Though he's lambasted President Obama for his "awful" handling of the staggering influx of undocumented minors across the U.S.-Mexico line, Gov. Chris Christie, R-N.J., says he won't be visiting the southern border during his trip to Mexico next week.

Christie - who's not been coy about his 2016 White House ambitions - argued his job description doesn't list mending federal humanitarian crises. "The president has his responsibilities; I have mine," he said at a news conference in Sea Bright, New Jersey on Thursday.

"What would I do exactly?" Christie asked when pressed about whether he saw a stop at the border as a strategic early campaign move. "Like, you know, bring troops with me or something? I mean, come on. This is silliness. If I went down there and looked at it, what steps am I supposed to take, exactly? Send the New Jersey National Guard there?"
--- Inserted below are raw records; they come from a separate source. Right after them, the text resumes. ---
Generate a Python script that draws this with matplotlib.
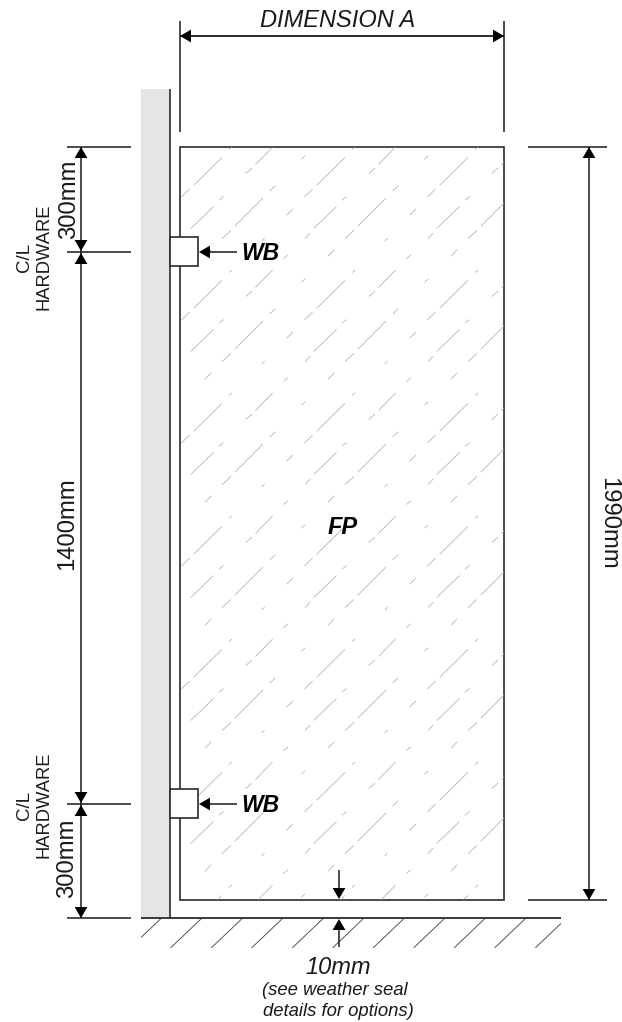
import matplotlib
matplotlib.use('Agg')
import matplotlib.pyplot as plt
from matplotlib.patches import Rectangle, Polygon

# everything below is in reference pixels (y going down)
WIDTH, HEIGHT = 622, 1022
INK = '#1a1a1a'
FONT = 'Liberation Sans'

wall_x = [141, 170]
wall_y = [89, 918]
panel_x = [180, 504]
panel_y = [147, 900]
floor_y = 918
floor_end = 561
bracket_y = [252, 804]
left_dim_ticks = [147, 252, 804, 918]
left_dim_x = 81
right_dim_x = 589
top_dim_y = 36

# one tile of the glass hatching, x0 y0 x1 y1
glass_tile = [
    (194, 185, 221.7, 157.7), (181.7, 196.7, 189.3, 189.3),
    (229.3, 149.3, 231.7, 147.3), (246, 173.3, 251.7, 168.3),
    (255.7, 164.3, 272.3, 147.3), (219.3, 200, 223.3, 196.7),
    (191, 228.3, 213.3, 206.7), (235, 226, 262.7, 198.3),
    (270, 190.7, 275, 186), (286.7, 215, 292.7, 209.3),
    (222.3, 238.3, 230.7, 230.7), (301.7, 159, 305, 156),
    (305.3, 238.3, 310, 233.3), (205.3, 256, 211, 250),
    (262, 240.7, 264.3, 238.3), (283.7, 258.3, 287.7, 255),
]
tile_size = 123
floor_hatch_x = [130.5, 171, 211.7, 252, 292.7, 333, 373.5, 414, 454.5, 495, 535.7]

left_labels = [('300mm', 75, 199.5), ('1400mm', 73.3, 523.5), ('300mm', 73, 858)]
hardware_y = [257, 805]


def arrow(ax, tip_x, tip_y, dx, dy, length=11, half=6.4):
    base_x, base_y = tip_x + dx * length, tip_y + dy * length
    ax.add_patch(Polygon([(tip_x, tip_y),
                          (base_x - dy * half, base_y - dx * half),
                          (base_x + dy * half, base_y + dx * half)],
                         closed=True, fc='black', ec='none', zorder=6))


def line(ax, xs, ys, lw=1.1, color=INK, z=4):
    ax.plot(xs, ys, color=color, lw=lw, solid_capstyle='butt', zorder=z)


def label(ax, x, y, s, size, rot=0, **kw):
    ax.text(x, y, s, family=FONT, fontsize=size, rotation=rot, rotation_mode='anchor',
            ha=kw.pop('ha', 'center'), va='baseline', color=kw.pop('color', INK), zorder=7, **kw)


fig = plt.figure(figsize=(WIDTH / 100, HEIGHT / 100), dpi=100)
ax = fig.add_axes([0, 0, 1, 1])
ax.set_xlim(0, WIDTH)
ax.set_ylim(HEIGHT, 0)
ax.axis('off')

# wall
ax.add_patch(Rectangle((wall_x[0], wall_y[0]), wall_x[1] - wall_x[0], wall_y[1] - wall_y[0],
                       fc='#e4e5e7', ec='none', zorder=1))
line(ax, [wall_x[1]] * 2, wall_y)

# glass panel with clipped hatching
panel = Rectangle((panel_x[0], panel_y[0]), panel_x[1] - panel_x[0], panel_y[1] - panel_y[0],
                  fc='white', ec='#2b2b2b', lw=1.2, zorder=3)
ax.add_patch(panel)
clip = Rectangle((panel_x[0], panel_y[0]), panel_x[1] - panel_x[0], panel_y[1] - panel_y[0],
                 transform=ax.transData)
for col in range(3):
    for row in range(7):
        for x0, y0, x1, y1 in glass_tile:
            seg, = ax.plot([x0 + col * tile_size, x1 + col * tile_size],
                           [y0 + row * tile_size, y1 + row * tile_size],
                           color='#a8a8a8', lw=0.5, zorder=3.5)
            seg.set_clip_path(clip)

# floor
line(ax, [wall_x[0], floor_end], [floor_y, floor_y], lw=1.3, color='#2b2b2b')
floor_clip = Rectangle((wall_x[0], floor_y), floor_end - wall_x[0], 40, transform=ax.transData)
for x in floor_hatch_x:
    seg, = ax.plot([x, x + 31], [floor_y + 29.5, floor_y], color='#555555', lw=0.7, zorder=2)
    seg.set_clip_path(floor_clip)

# wall brackets
for y in bracket_y:
    ax.add_patch(Rectangle((170, y - 15), 28, 29, fc='white', ec='#2b2b2b', lw=1.2, zorder=5))
    line(ax, [207, 237], [y, y])
    arrow(ax, 199, y, 1, 0)
    label(ax, 241, y + 7.5, 'WB', 16.5, ha='left', weight='bold', style='italic', color='black')

# top dimension
for x in panel_x:
    line(ax, [x, x], [21, 132])
line(ax, [panel_x[0], panel_x[1]], [top_dim_y, top_dim_y], lw=1.3)
arrow(ax, panel_x[0], top_dim_y, 1, 0)
arrow(ax, panel_x[1], top_dim_y, -1, 0)
label(ax, 338, 27, 'DIMENSION A', 17, style='italic')

# left dimensions
for y in left_dim_ticks:
    line(ax, [67, 131], [y, y])
line(ax, [left_dim_x] * 2, [left_dim_ticks[0], left_dim_ticks[-1]])
arrow(ax, left_dim_x, left_dim_ticks[0], 0, 1)
arrow(ax, left_dim_x, left_dim_ticks[1] - 1, 0, -1)
arrow(ax, left_dim_x, left_dim_ticks[1] + 1, 0, 1)
arrow(ax, left_dim_x, left_dim_ticks[2] - 1, 0, -1)
arrow(ax, left_dim_x, left_dim_ticks[2] + 1, 0, 1)
arrow(ax, left_dim_x, left_dim_ticks[3], 0, -1)

for text, x, y in left_labels:
    label(ax, x, y, text, 17.2, rot=90)
for y in hardware_y:
    label(ax, 29, y, 'C/L', 13.5, rot=90)
    label(ax, 48, y, 'HARDWARE', 13.2, rot=90)

# right dimension
for y in panel_y:
    line(ax, [528, 607], [y, y])
line(ax, [right_dim_x] * 2, panel_y)
arrow(ax, right_dim_x, panel_y[0], 0, 1)
arrow(ax, right_dim_x, panel_y[1], 0, -1)
label(ax, 602, 523, '1990mm', 17.2, rot=-90)

# panel label
label(ax, 343, 534, 'FP', 17, weight='bold', style='italic', color='black')

# gap dimension
line(ax, [339, 339], [870, 890])
arrow(ax, 339, 899, 0, -1)
line(ax, [339, 339], [928, 947])
arrow(ax, 339, 919, 0, 1)
label(ax, 338.5, 974, '10mm', 17, style='italic')
label(ax, 335, 995, '(see weather seal', 13.3, style='italic')
label(ax, 338, 1016, 'details for options)', 13.3, style='italic')

fig.savefig('out.png', dpi=100)
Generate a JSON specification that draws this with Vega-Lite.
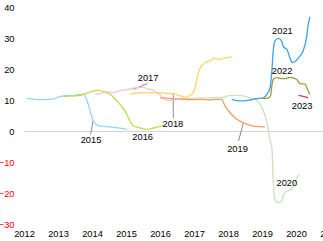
{
  "$schema": "https://vega.github.io/schema/vega-lite/v6.json",
  "width": 306,
  "height": 217,
  "autosize": {"type": "none"},
  "padding": {"left": 24, "top": 7, "right": 0, "bottom": 17},
  "config": {"view": {"stroke": null}, "font": "Liberation Sans", "axis": {"labelFont": "Liberation Sans", "labelFontSize": 9.3}},
  "datasets": {
    "series": [
      {"s": "2015", "x": 2012.08, "y": 10.5}, {"s": "2015", "x": 2012.47, "y": 10.1}, {"s": "2015", "x": 2012.85, "y": 10.3},
      {"s": "2015", "x": 2013.06, "y": 11.1}, {"s": "2015", "x": 2013.3, "y": 11.5}, {"s": "2015", "x": 2013.44, "y": 11.3},
      {"s": "2015", "x": 2013.6, "y": 11.8}, {"s": "2015", "x": 2013.69, "y": 11.6}, {"s": "2015", "x": 2013.74, "y": 12.0},
      {"s": "2015", "x": 2013.84, "y": 10.2}, {"s": "2015", "x": 2013.92, "y": 7.5}, {"s": "2015", "x": 2013.97, "y": 5.4},
      {"s": "2015", "x": 2014.04, "y": 3.2}, {"s": "2015", "x": 2014.12, "y": 2.2}, {"s": "2015", "x": 2014.24, "y": 1.6},
      {"s": "2015", "x": 2014.53, "y": 1.3}, {"s": "2015", "x": 2014.82, "y": 0.9}, {"s": "2015", "x": 2015.03, "y": 0.5},

      {"s": "2016", "x": 2013.16, "y": 11.1}, {"s": "2016", "x": 2013.44, "y": 11.3}, {"s": "2016", "x": 2013.65, "y": 11.5},
      {"s": "2016", "x": 2013.79, "y": 12.0}, {"s": "2016", "x": 2013.99, "y": 12.7}, {"s": "2016", "x": 2014.19, "y": 13.2},
      {"s": "2016", "x": 2014.32, "y": 12.7}, {"s": "2016", "x": 2014.53, "y": 11.9}, {"s": "2016", "x": 2014.73, "y": 9.7},
      {"s": "2016", "x": 2014.82, "y": 8.6}, {"s": "2016", "x": 2014.97, "y": 6.5}, {"s": "2016", "x": 2015.07, "y": 4.3},
      {"s": "2016", "x": 2015.13, "y": 3.0}, {"s": "2016", "x": 2015.21, "y": 1.6}, {"s": "2016", "x": 2015.41, "y": 1.0},
      {"s": "2016", "x": 2015.61, "y": 0.5}, {"s": "2016", "x": 2015.79, "y": 0.9}, {"s": "2016", "x": 2015.94, "y": 1.3},
      {"s": "2016", "x": 2016.09, "y": 1.9},

      {"s": "2017", "x": 2014.09, "y": 12.1}, {"s": "2017", "x": 2014.24, "y": 12.0}, {"s": "2017", "x": 2014.43, "y": 12.7},
      {"s": "2017", "x": 2014.62, "y": 12.4}, {"s": "2017", "x": 2014.82, "y": 13.0}, {"s": "2017", "x": 2015.06, "y": 13.4},
      {"s": "2017", "x": 2015.31, "y": 14.0}, {"s": "2017", "x": 2015.51, "y": 14.1}, {"s": "2017", "x": 2015.65, "y": 13.5},
      {"s": "2017", "x": 2015.8, "y": 13.2}, {"s": "2017", "x": 2015.91, "y": 12.1}, {"s": "2017", "x": 2016.0, "y": 11.6},
      {"s": "2017", "x": 2016.09, "y": 10.6}, {"s": "2017", "x": 2016.2, "y": 9.9}, {"s": "2017", "x": 2016.29, "y": 9.8},
      {"s": "2017", "x": 2016.47, "y": 10.3}, {"s": "2017", "x": 2016.74, "y": 10.6}, {"s": "2017", "x": 2017.03, "y": 10.3},
      {"s": "2017", "x": 2017.18, "y": 10.2},

      {"s": "2018", "x": 2015.12, "y": 11.9}, {"s": "2018", "x": 2015.31, "y": 12.2}, {"s": "2018", "x": 2015.51, "y": 12.4},
      {"s": "2018", "x": 2015.71, "y": 12.4}, {"s": "2018", "x": 2016.0, "y": 12.4}, {"s": "2018", "x": 2016.21, "y": 12.1},
      {"s": "2018", "x": 2016.38, "y": 12.0}, {"s": "2018", "x": 2016.53, "y": 11.6}, {"s": "2018", "x": 2016.68, "y": 11.1},
      {"s": "2018", "x": 2016.76, "y": 10.8}, {"s": "2018", "x": 2016.85, "y": 11.3}, {"s": "2018", "x": 2016.94, "y": 11.9},
      {"s": "2018", "x": 2017.0, "y": 12.9}, {"s": "2018", "x": 2017.06, "y": 15.5}, {"s": "2018", "x": 2017.13, "y": 18.7},
      {"s": "2018", "x": 2017.18, "y": 20.3}, {"s": "2018", "x": 2017.27, "y": 21.5}, {"s": "2018", "x": 2017.37, "y": 22.3},
      {"s": "2018", "x": 2017.47, "y": 22.6}, {"s": "2018", "x": 2017.59, "y": 23.4}, {"s": "2018", "x": 2017.76, "y": 23.1},
      {"s": "2018", "x": 2017.88, "y": 23.5}, {"s": "2018", "x": 2017.97, "y": 23.6}, {"s": "2018", "x": 2018.11, "y": 23.9},

      {"s": "2019", "x": 2016.0, "y": 10.7}, {"s": "2019", "x": 2016.15, "y": 10.6}, {"s": "2019", "x": 2016.38, "y": 10.4},
      {"s": "2019", "x": 2016.59, "y": 10.3}, {"s": "2019", "x": 2016.88, "y": 10.1}, {"s": "2019", "x": 2017.18, "y": 10.2},
      {"s": "2019", "x": 2017.47, "y": 10.0}, {"s": "2019", "x": 2017.65, "y": 10.2}, {"s": "2019", "x": 2017.81, "y": 10.2},
      {"s": "2019", "x": 2017.91, "y": 8.1}, {"s": "2019", "x": 2018.06, "y": 5.9}, {"s": "2019", "x": 2018.26, "y": 3.8},
      {"s": "2019", "x": 2018.5, "y": 2.4}, {"s": "2019", "x": 2018.74, "y": 1.6}, {"s": "2019", "x": 2018.94, "y": 1.4},
      {"s": "2019", "x": 2019.09, "y": 1.3},

      {"s": "2020", "x": 2016.88, "y": 10.5}, {"s": "2020", "x": 2017.18, "y": 10.6}, {"s": "2020", "x": 2017.47, "y": 10.7},
      {"s": "2020", "x": 2017.85, "y": 10.8}, {"s": "2020", "x": 2018.0, "y": 11.3}, {"s": "2020", "x": 2018.15, "y": 11.5},
      {"s": "2020", "x": 2018.35, "y": 11.5}, {"s": "2020", "x": 2018.65, "y": 10.7}, {"s": "2020", "x": 2018.79, "y": 10.2},
      {"s": "2020", "x": 2018.89, "y": 9.5}, {"s": "2020", "x": 2019.04, "y": 6.5}, {"s": "2020", "x": 2019.15, "y": 2.5},
      {"s": "2020", "x": 2019.24, "y": -3.2}, {"s": "2020", "x": 2019.29, "y": -5.4}, {"s": "2020", "x": 2019.33, "y": -16.1},
      {"s": "2020", "x": 2019.38, "y": -22.0}, {"s": "2020", "x": 2019.48, "y": -23.1}, {"s": "2020", "x": 2019.58, "y": -22.6},
      {"s": "2020", "x": 2019.63, "y": -20.6}, {"s": "2020", "x": 2019.73, "y": -19.4}, {"s": "2020", "x": 2019.82, "y": -19.2},
      {"s": "2020", "x": 2019.92, "y": -17.7}, {"s": "2020", "x": 2020.02, "y": -15.2}, {"s": "2020", "x": 2020.1, "y": -14.0},

      {"s": "2021", "x": 2018.11, "y": 10.2}, {"s": "2021", "x": 2018.26, "y": 9.8}, {"s": "2021", "x": 2018.44, "y": 9.7},
      {"s": "2021", "x": 2018.65, "y": 10.0}, {"s": "2021", "x": 2018.82, "y": 10.4}, {"s": "2021", "x": 2019.04, "y": 10.7},
      {"s": "2021", "x": 2019.14, "y": 11.8}, {"s": "2021", "x": 2019.24, "y": 14.0}, {"s": "2021", "x": 2019.29, "y": 19.4},
      {"s": "2021", "x": 2019.33, "y": 25.8}, {"s": "2021", "x": 2019.38, "y": 29.0}, {"s": "2021", "x": 2019.48, "y": 29.9},
      {"s": "2021", "x": 2019.58, "y": 29.0}, {"s": "2021", "x": 2019.63, "y": 27.1}, {"s": "2021", "x": 2019.73, "y": 26.4},
      {"s": "2021", "x": 2019.82, "y": 23.6}, {"s": "2021", "x": 2019.9, "y": 22.1}, {"s": "2021", "x": 2019.97, "y": 22.4},
      {"s": "2021", "x": 2020.12, "y": 24.2}, {"s": "2021", "x": 2020.21, "y": 25.8}, {"s": "2021", "x": 2020.31, "y": 30.1},
      {"s": "2021", "x": 2020.36, "y": 34.4}, {"s": "2021", "x": 2020.41, "y": 36.8},

      {"s": "2022", "x": 2019.0, "y": 10.5}, {"s": "2022", "x": 2019.18, "y": 10.6}, {"s": "2022", "x": 2019.25, "y": 11.3},
      {"s": "2022", "x": 2019.29, "y": 14.5}, {"s": "2022", "x": 2019.33, "y": 16.7}, {"s": "2022", "x": 2019.43, "y": 17.2},
      {"s": "2022", "x": 2019.58, "y": 16.9}, {"s": "2022", "x": 2019.73, "y": 17.0}, {"s": "2022", "x": 2019.82, "y": 17.3},
      {"s": "2022", "x": 2019.92, "y": 17.1}, {"s": "2022", "x": 2020.02, "y": 16.6}, {"s": "2022", "x": 2020.12, "y": 15.3},
      {"s": "2022", "x": 2020.26, "y": 15.1}, {"s": "2022", "x": 2020.36, "y": 12.9}, {"s": "2022", "x": 2020.41, "y": 11.8},

      {"s": "2023", "x": 2020.07, "y": 11.5}, {"s": "2023", "x": 2020.21, "y": 11.2}, {"s": "2023", "x": 2020.36, "y": 10.7}
    ],
    "labels": [
      {"label": "2015", "x": 2013.97, "y": -2.9},
      {"label": "2016", "x": 2015.49, "y": -1.9},
      {"label": "2017", "x": 2015.65, "y": 17.1},
      {"label": "2018", "x": 2016.38, "y": 2.3},
      {"label": "2019", "x": 2018.28, "y": -5.8},
      {"label": "2020", "x": 2019.73, "y": -16.7},
      {"label": "2021", "x": 2019.6, "y": 32.4},
      {"label": "2022", "x": 2019.59, "y": 19.5},
      {"label": "2023", "x": 2020.18, "y": 8.1}
    ],
    "leaders": [
      {"x": 2014.03, "y": 3.2, "x2": 2013.96, "y2": -1.1},
      {"x": 2015.21, "y": 13.4, "x2": 2015.63, "y2": 15.3},
      {"x": 2016.39, "y": 12.3, "x2": 2016.39, "y2": 4.2},
      {"x": 2018.45, "y": 2.6, "x2": 2018.31, "y2": -3.2}
    ]
  },
  "encoding": {
    "x": {
      "field": "x", "type": "quantitative",
      "scale": {"domain": [2012, 2021], "nice": false, "zero": false},
      "axis": {
        "values": [2012, 2013, 2014, 2015, 2016, 2017, 2018, 2019, 2020, 2021],
        "format": "d", "domain": false, "ticks": false, "grid": false,
        "labelPadding": 5, "labelColor": "#000000", "title": null,
        "labelFlush": false, "labelOverlap": false, "labelBound": false
      }
    },
    "y": {
      "field": "y", "type": "quantitative",
      "scale": {"domain": [-30, 40], "nice": false, "zero": false},
      "axis": {
        "values": [-30, -20, -10, 0, 10, 20, 30, 40],
        "domain": false, "ticks": false, "grid": true,
        "gridColor": {"condition": {"test": "datum.value === 0", "value": "#d4d4d4"}, "value": "transparent"},
        "labelPadding": 10, "title": null,
        "labelColor": {"condition": {"test": "datum.value < 0", "value": "#ff0000"}, "value": "#000000"}
      }
    }
  },
  "layer": [
    {
      "data": {"name": "leaders"},
      "mark": {"type": "rule", "color": "#8c8c8c", "strokeWidth": 1},
      "encoding": {"x2": {"field": "x2"}, "y2": {"field": "y2"}}
    },
    {
      "data": {"name": "series"},
      "mark": {"type": "line", "strokeWidth": 1.3, "interpolate": "monotone"},
      "encoding": {
        "color": {
          "field": "s", "type": "nominal", "legend": null,
          "scale": {
            "domain": ["2015", "2016", "2017", "2018", "2019", "2020", "2021", "2022", "2023"],
            "range": ["#94d5f5", "#c6d84e", "#f5c5d2", "#fdd36b", "#f59b66", "#c9e3bd", "#3ba3ea", "#9c9b3e", "#c9416a"]
          }
        }
      }
    },
    {
      "data": {"name": "labels"},
      "mark": {"type": "text", "fontSize": 9.3, "color": "#000000", "align": "center", "baseline": "middle"},
      "encoding": {"text": {"field": "label"}}
    }
  ]
}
Since last fall, tens of thousands of unaccompanied children hailing primarily from Central America have flooded into the United States, prompting the government to haphazardly construct temporary shelters for minors without stateside family members. Christie said last month he has "great empathy for that situation" and believes immigration reform "deserves a much deeper and thoughtful conversation."

Still, the governor enforced Thursday that his trip to Mexico will be economy-centric. He and a delegation of New Jersey officials and business leaders will meet with the Mexican finance minister, the energy minister and President Enrique Pena Nieto.

"What I'm hoping to do is to have there be really strengthened economic opportunities between New Jersey and Mexico, and that's the main thrust of the trip," he said. "Whatever issues they want to talk about I'll be happy to discuss, but my thrust down there is to try and strengthen our economic ties - that's what my agenda is."

He also put the kibosh on any expectations that he'll try to speak Spanish.

"You have to know what you're good at and what you're not good at," Christie said. "I have never been really good at foreign languages. I tried in high school. I tried in college. And I never had an aptitude for it.

"I think the worst thing in the world is when politicians try to fake it," he went on. "You know they've got a few things written in a foreign language and they say it and they sound stupid and everybody knows they don't really know what they're talking about. I'm not going to do that."